Can I invest my super in more than one investment strategy?
You can choose to invest your account balance and/or your future contributions (including roll-ins, Superannuation Guarantee contributions and personal contributions) in a combination of one or more of our investment strategies.
You can also invest your future contributions in a different combination of investment strategies than the one you have for the existing balance of your super account.
Please note that these multiple investment options are only available to members of the Accumulation, Executive and Electrical Contractors Schemes.
Members of the Retirement and Defined Benefit Schemes can only invest in one single investment strategy at any one time.
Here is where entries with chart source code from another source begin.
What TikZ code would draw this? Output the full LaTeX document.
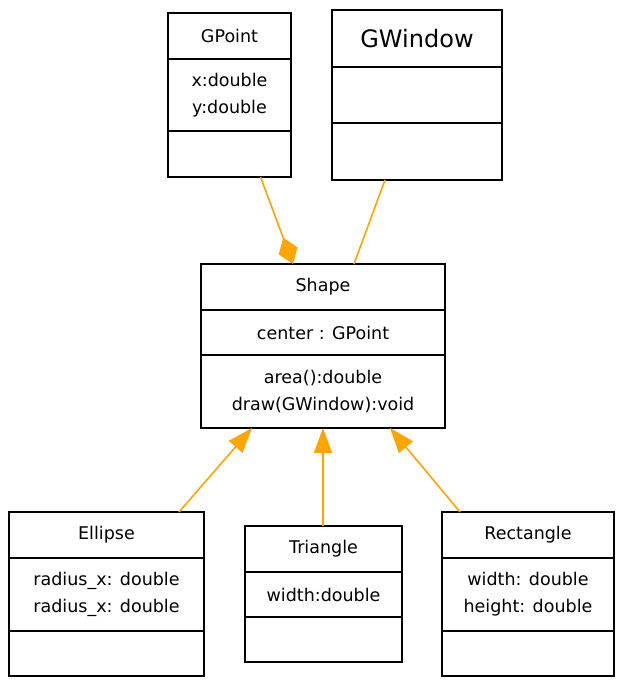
\documentclass[tikz,border=0pt]{standalone}
\usepackage{fontspec}
\setmainfont{DejaVu Sans}
\usetikzlibrary{positioning}
\usetikzlibrary{arrows.meta}
\definecolor{umlorange}{HTML}{FFA500}

\begin{document}
\begin{tikzpicture}[
x=1pt, y=-1pt,
node distance = 0pt,
part/.style={rectangle, draw, line width=1.2pt, outer sep=0pt, inner sep=2pt, align=center, font=\fontsize{17.5}{27}\selectfont},
assoc/.style={draw=umlorange, line width=1.6pt},
inherit/.style={assoc, -{Triangle[length=25pt,width=18pt]}},
compose/.style={assoc, -{Diamond[length=28pt,width=20pt]}}]
\useasboundingbox (0,0) rectangle (625,687);
% top row
\node [part, minimum width=123pt, minimum height=46pt, anchor=north] (gpoint) at (229.5,13) {GPoint};
\node [part, minimum width=123pt, minimum height=72pt] (gpoint attr) [below=of gpoint] {x:double\\y:double};
\node [part, minimum width=123pt, minimum height=46pt] (gpoint ops) [below=of gpoint attr] {};
\node [part, minimum width=170pt, minimum height=57pt, anchor=north, font=\fontsize{24}{27}\selectfont] (gwindow) at (417,10) {GWindow};
\node [part, minimum width=170pt, minimum height=56pt] (gwindow attr) [below=of gwindow] {};
\node [part, minimum width=170pt, minimum height=57pt] (gwindow ops) [below=of gwindow attr] {};
% middle
\node [part, minimum width=244pt, minimum height=46pt, anchor=north] (shape) at (323,264) {Shape};
\node [part, minimum width=244pt, minimum height=45pt] (shape attr) [below=of shape] {center : GPoint};
\node [part, minimum width=244pt, minimum height=73pt] (shape ops) [below=of shape attr] {area():double\\draw(GWindow):void};
% bottom row
\node [part, minimum width=195pt, minimum height=46pt, anchor=north] (ellipse) at (106.5,512) {Ellipse};
\node [part, minimum width=195pt, minimum height=73pt] (ellipse attr) [below=of ellipse] {radius\_x: double\\radius\_x: double};
\node [part, minimum width=195pt, minimum height=45pt] (ellipse ops) [below=of ellipse attr] {};
\node [part, minimum width=157pt, minimum height=46pt, anchor=north] (triangle) at (323.5,526) {Triangle};
\node [part, minimum width=157pt, minimum height=45pt] (triangle attr) [below=of triangle] {width:double};
\node [part, minimum width=157pt, minimum height=45pt] (triangle ops) [below=of triangle attr] {};
\node [part, minimum width=172pt, minimum height=46pt, anchor=north] (rectangle) at (528,512) {Rectangle};
\node [part, minimum width=172pt, minimum height=73pt] (rectangle attr) [below=of rectangle] {width: double\\height: double};
\node [part, minimum width=172pt, minimum height=45pt] (rectangle ops) [below=of rectangle attr] {};
% connectors
\draw [compose] ([xshift=31pt]gpoint ops.south) -- ([xshift=-30pt]shape.north);
\draw [assoc] ([xshift=-32pt]gwindow ops.south) -- ([xshift=31pt]shape.north);
\draw [inherit] ([xshift=72.5pt]ellipse.north) -- ([xshift=-71pt]shape ops.south);
\draw [inherit] ([xshift=-0.5pt]triangle.north) -- (shape ops.south);
\draw [inherit] ([xshift=-68pt]rectangle.north) -- ([xshift=67pt]shape ops.south);
\end{tikzpicture}
\end{document}
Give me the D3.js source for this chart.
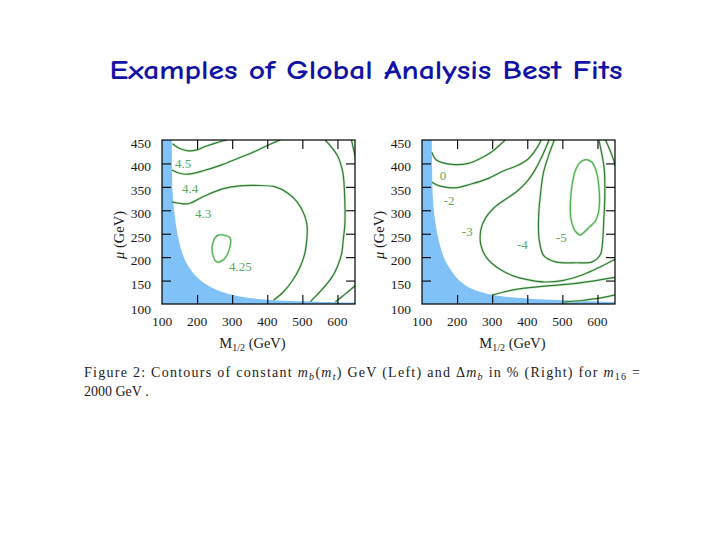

What does it cost to change my investment strategies?
You are entitled to one free switch in each financial year but any subsequent switches made in that financial year will incur a $20 fee for members of the Accumulation, Retirement and Electrical Contractors Schemes. Subsequent switches for members of the Executive Scheme incur a $30 fee.
Please note that there is no charge for retired members with account-based pensions, members receiving a transition to retirement pension or members in the Rollover Plan.
How do I change my investment strategies?
How long does it take to change my investment strategies?
We will process your request when we receive the Changing Investment Strategy form and the effective date of your change will be the date we receive the completed form from you.
You may also nominate a later date you want the investment strategy change to take effect.